> **GOAL**: Extract each line of the material that follows exactly and omit its pictures.

——

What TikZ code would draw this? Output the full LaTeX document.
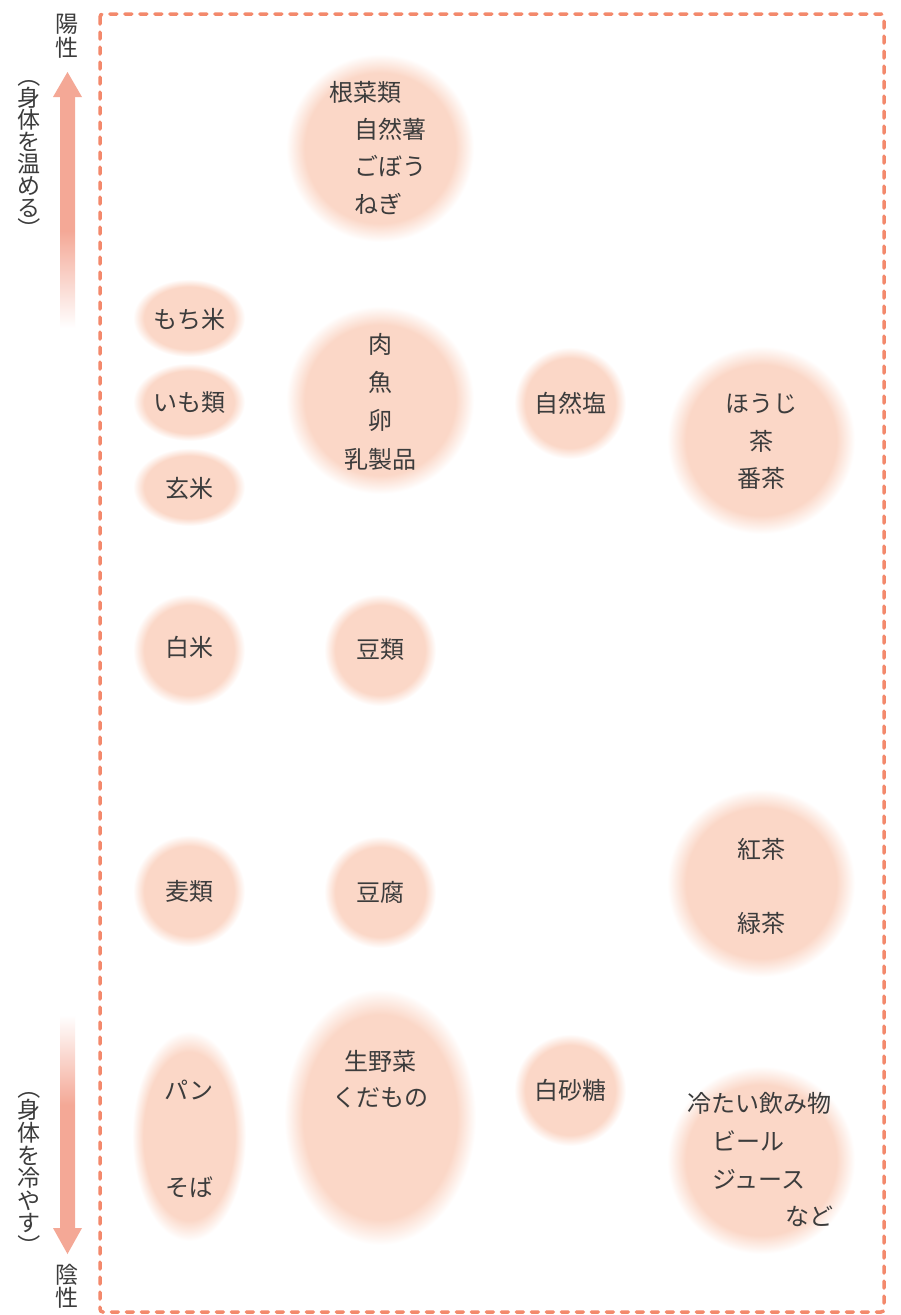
\documentclass[tikz,border=0pt]{standalone}
\usepackage{fontspec}
\newfontfamily\jp{Noto Sans CJK JP}
\usetikzlibrary{shapes.geometric}
\definecolor{blobc}{RGB}{251,215,199}
\definecolor{arrowc}{RGB}{244,168,150}
\definecolor{dashc}{RGB}{243,137,108}
\definecolor{textc}{RGB}{60,60,60}
\pgfdeclareradialshading{blobsh}{\pgfpoint{0bp}{0bp}}{color(0bp)=(blobc); color(20bp)=(blobc); color(25bp)=(white); color(50bp)=(white)}
\pgfdeclareverticalshading{fadeup}{100bp}{color(0bp)=(white); color(25bp)=(white); color(46bp)=(arrowc); color(75bp)=(arrowc); color(100bp)=(arrowc)}
\pgfdeclareverticalshading{fadedown}{100bp}{color(0bp)=(arrowc); color(54bp)=(arrowc); color(75bp)=(white); color(100bp)=(white)}
\tikzset{
  bl/.style args={#1x#2}{ellipse, shade, shading=blobsh, draw=none, inner sep=0pt, minimum width=#1pt, minimum height=#2pt},
  txt/.style={text=textc, font=\jp\fontsize{24}{28}\selectfont, inner sep=0pt},
  vtxt/.style={text=textc, font=\jp\fontsize{23}{26}\selectfont, inner sep=0pt},
  frame/.style={draw=dashc, line width=3.5pt, dash pattern=on 7pt off 8pt, line cap=round, rounded corners=3pt}
}
\begin{document}
\begin{tikzpicture}[x=1pt,y=-1pt]
\useasboundingbox (0,0) rectangle (900,1315);
\fill[white] (0,0) rectangle (900,1315);
% frame
\draw[frame] (100,14) rectangle (884,1312);
% axis arrows
\shade[shading=fadeup] (60,96) rectangle (75,328);
\fill[arrowc] (53,97) -- (82,97) -- (67.5,72) -- cycle;
\shade[shading=fadedown] (60,1015) rectangle (75,1229);
\fill[arrowc] (53,1228) -- (82,1228) -- (67.5,1254) -- cycle;
% axis labels
\node[vtxt] (y1) at (67,24) {陽};
\node[vtxt] (y2) at (67,48) {性};
\node[vtxt] (n1) at (67,1275) {陰};
\node[vtxt] (n2) at (67,1298) {性};
\node[vtxt, rotate=-90] (w0) at (29,76) {（};
\node[vtxt] (w1) at (29,98) {身};
\node[vtxt] (w2) at (29,120) {体};
\node[vtxt] (w3) at (29,142) {を};
\node[vtxt] (w4) at (29,164) {温};
\node[vtxt] (w5) at (29,186) {め};
\node[vtxt] (w6) at (29,208) {る};
\node[vtxt, rotate=-90] (w7) at (29,229) {）};
\node[vtxt, rotate=-90] (c0) at (29,1088) {（};
\node[vtxt] (c1) at (29,1110) {身};
\node[vtxt] (c2) at (29,1133) {体};
\node[vtxt] (c3) at (29,1156) {を};
\node[vtxt] (c4) at (29,1178) {冷};
\node[vtxt] (c5) at (29,1201) {や};
\node[vtxt] (c6) at (29,1223) {す};
\node[vtxt, rotate=-90] (c7) at (29,1246) {）};
% blobs
\node[bl=188x188] (b1) at (380,148) {};
\node[bl=188x188] (b2) at (380,400) {};
\node[bl=112x78] (b3) at (189,318) {};
\node[bl=112x78] (b4) at (189,402) {};
\node[bl=112x78] (b5) at (189,487) {};
\node[bl=112x112] (b6) at (189,650) {};
\node[bl=112x112] (b7) at (380,650) {};
\node[bl=112x112] (b8) at (570,403) {};
\node[bl=188x188] (b9) at (761,440) {};
\node[bl=112x112] (b10) at (189,891) {};
\node[bl=112x112] (b11) at (380,892) {};
\node[bl=188x188] (b12) at (761,883) {};
\node[bl=114x210] (b13) at (189,1136) {};
\node[bl=192x256] (b14) at (380,1117) {};
\node[bl=112x112] (b15) at (570,1090) {};
\node[bl=188x188] (b16) at (761,1160) {};
% texts
\node[txt, anchor=west] (t1a) at (329,92) {根菜類};
\node[txt, anchor=west] (t1b) at (354,129) {自然薯};
\node[txt, anchor=west] (t1c) at (354,166) {ごぼう};
\node[txt, anchor=west] (t1d) at (354,204) {ねぎ};
\node[txt] (t2a) at (380,344) {肉};
\node[txt] (t2b) at (380,382) {魚};
\node[txt] (t2c) at (380,420) {卵};
\node[txt] (t2d) at (380,459) {乳製品};
\node[txt] (t3) at (189,319) {もち米};
\node[txt] (t4) at (189,403) {いも類};
\node[txt] (t5) at (189,488) {玄米};
\node[txt] (t6) at (189,647) {白米};
\node[txt] (t7) at (380,650) {豆類};
\node[txt] (t8) at (570,403) {自然塩};
\node[txt] (t9a) at (761,404) {ほうじ};
\node[txt] (t9b) at (761,441) {茶};
\node[txt] (t9c) at (761,478) {番茶};
\node[txt] (t10) at (189,891) {麦類};
\node[txt] (t11) at (380,892) {豆腐};
\node[txt] (t12a) at (761,849) {紅茶};
\node[txt] (t12b) at (761,923) {緑茶};
\node[txt] (t13a) at (189,1090) {パン};
\node[txt] (t13b) at (189,1187) {そば};
\node[txt] (t14a) at (380,1061) {生野菜};
\node[txt] (t14b) at (380,1098) {くだもの};
\node[txt] (t15) at (570,1090) {白砂糖};
\node[txt, anchor=west] (t16a) at (687,1103) {冷たい飲み物};
\node[txt, anchor=west] (t16b) at (712,1141) {ビール};
\node[txt, anchor=west] (t16c) at (712,1179) {ジュース};
\node[txt, anchor=west] (t16d) at (785,1216) {など};
\end{tikzpicture}
\end{document}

——

> **WRITTEN REPLY**:
What TikZ code would draw this? Output the full LaTeX document.
\documentclass[tikz,border=0pt]{standalone}
\usepackage{fontspec}
\newfontfamily\jp{Noto Sans CJK JP}
\usetikzlibrary{shapes.geometric}
\definecolor{blobc}{RGB}{251,215,199}
\definecolor{arrowc}{RGB}{244,168,150}
\definecolor{dashc}{RGB}{243,137,108}
\definecolor{textc}{RGB}{60,60,60}
\pgfdeclareradialshading{blobsh}{\pgfpoint{0bp}{0bp}}{color(0bp)=(blobc); color(20bp)=(blobc); color(25bp)=(white); color(50bp)=(white)}
\pgfdeclareverticalshading{fadeup}{100bp}{color(0bp)=(white); color(25bp)=(white); color(46bp)=(arrowc); color(75bp)=(arrowc); color(100bp)=(arrowc)}
\pgfdeclareverticalshading{fadedown}{100bp}{color(0bp)=(arrowc); color(54bp)=(arrowc); color(75bp)=(white); color(100bp)=(white)}
\tikzset{
  bl/.style args={#1x#2}{ellipse, shade, shading=blobsh, draw=none, inner sep=0pt, minimum width=#1pt, minimum height=#2pt},
  txt/.style={text=textc, font=\jp\fontsize{24}{28}\selectfont, inner sep=0pt},
  vtxt/.style={text=textc, font=\jp\fontsize{23}{26}\selectfont, inner sep=0pt},
  frame/.style={draw=dashc, line width=3.5pt, dash pattern=on 7pt off 8pt, line cap=round, rounded corners=3pt}
}
\begin{document}
\begin{tikzpicture}[x=1pt,y=-1pt]
\useasboundingbox (0,0) rectangle (900,1315);
\fill[white] (0,0) rectangle (900,1315);
% frame
\draw[frame] (100,14) rectangle (884,1312);
% axis arrows
\shade[shading=fadeup] (60,96) rectangle (75,328);
\fill[arrowc] (53,97) -- (82,97) -- (67.5,72) -- cycle;
\shade[shading=fadedown] (60,1015) rectangle (75,1229);
\fill[arrowc] (53,1228) -- (82,1228) -- (67.5,1254) -- cycle;
% axis labels
\node[vtxt] (y1) at (67,24) {陽};
\node[vtxt] (y2) at (67,48) {性};
\node[vtxt] (n1) at (67,1275) {陰};
\node[vtxt] (n2) at (67,1298) {性};
\node[vtxt, rotate=-90] (w0) at (29,76) {（};
\node[vtxt] (w1) at (29,98) {身};
\node[vtxt] (w2) at (29,120) {体};
\node[vtxt] (w3) at (29,142) {を};
\node[vtxt] (w4) at (29,164) {温};
\node[vtxt] (w5) at (29,186) {め};
\node[vtxt] (w6) at (29,208) {る};
\node[vtxt, rotate=-90] (w7) at (29,229) {）};
\node[vtxt, rotate=-90] (c0) at (29,1088) {（};
\node[vtxt] (c1) at (29,1110) {身};
\node[vtxt] (c2) at (29,1133) {体};
\node[vtxt] (c3) at (29,1156) {を};
\node[vtxt] (c4) at (29,1178) {冷};
\node[vtxt] (c5) at (29,1201) {や};
\node[vtxt] (c6) at (29,1223) {す};
\node[vtxt, rotate=-90] (c7) at (29,1246) {）};
% blobs
\node[bl=188x188] (b1) at (380,148) {};
\node[bl=188x188] (b2) at (380,400) {};
\node[bl=112x78] (b3) at (189,318) {};
\node[bl=112x78] (b4) at (189,402) {};
\node[bl=112x78] (b5) at (189,487) {};
\node[bl=112x112] (b6) at (189,650) {};
\node[bl=112x112] (b7) at (380,650) {};
\node[bl=112x112] (b8) at (570,403) {};
\node[bl=188x188] (b9) at (761,440) {};
\node[bl=112x112] (b10) at (189,891) {};
\node[bl=112x112] (b11) at (380,892) {};
\node[bl=188x188] (b12) at (761,883) {};
\node[bl=114x210] (b13) at (189,1136) {};
\node[bl=192x256] (b14) at (380,1117) {};
\node[bl=112x112] (b15) at (570,1090) {};
\node[bl=188x188] (b16) at (761,1160) {};
% texts
\node[txt, anchor=west] (t1a) at (329,92) {根菜類};
\node[txt, anchor=west] (t1b) at (354,129) {自然薯};
\node[txt, anchor=west] (t1c) at (354,166) {ごぼう};
\node[txt, anchor=west] (t1d) at (354,204) {ねぎ};
\node[txt] (t2a) at (380,344) {肉};
\node[txt] (t2b) at (380,382) {魚};
\node[txt] (t2c) at (380,420) {卵};
\node[txt] (t2d) at (380,459) {乳製品};
\node[txt] (t3) at (189,319) {もち米};
\node[txt] (t4) at (189,403) {いも類};
\node[txt] (t5) at (189,488) {玄米};
\node[txt] (t6) at (189,647) {白米};
\node[txt] (t7) at (380,650) {豆類};
\node[txt] (t8) at (570,403) {自然塩};
\node[txt] (t9a) at (761,404) {ほうじ};
\node[txt] (t9b) at (761,441) {茶};
\node[txt] (t9c) at (761,478) {番茶};
\node[txt] (t10) at (189,891) {麦類};
\node[txt] (t11) at (380,892) {豆腐};
\node[txt] (t12a) at (761,849) {紅茶};
\node[txt] (t12b) at (761,923) {緑茶};
\node[txt] (t13a) at (189,1090) {パン};
\node[txt] (t13b) at (189,1187) {そば};
\node[txt] (t14a) at (380,1061) {生野菜};
\node[txt] (t14b) at (380,1098) {くだもの};
\node[txt] (t15) at (570,1090) {白砂糖};
\node[txt, anchor=west] (t16a) at (687,1103) {冷たい飲み物};
\node[txt, anchor=west] (t16b) at (712,1141) {ビール};
\node[txt, anchor=west] (t16c) at (712,1179) {ジュース};
\node[txt, anchor=west] (t16d) at (785,1216) {など};
\end{tikzpicture}
\end{document}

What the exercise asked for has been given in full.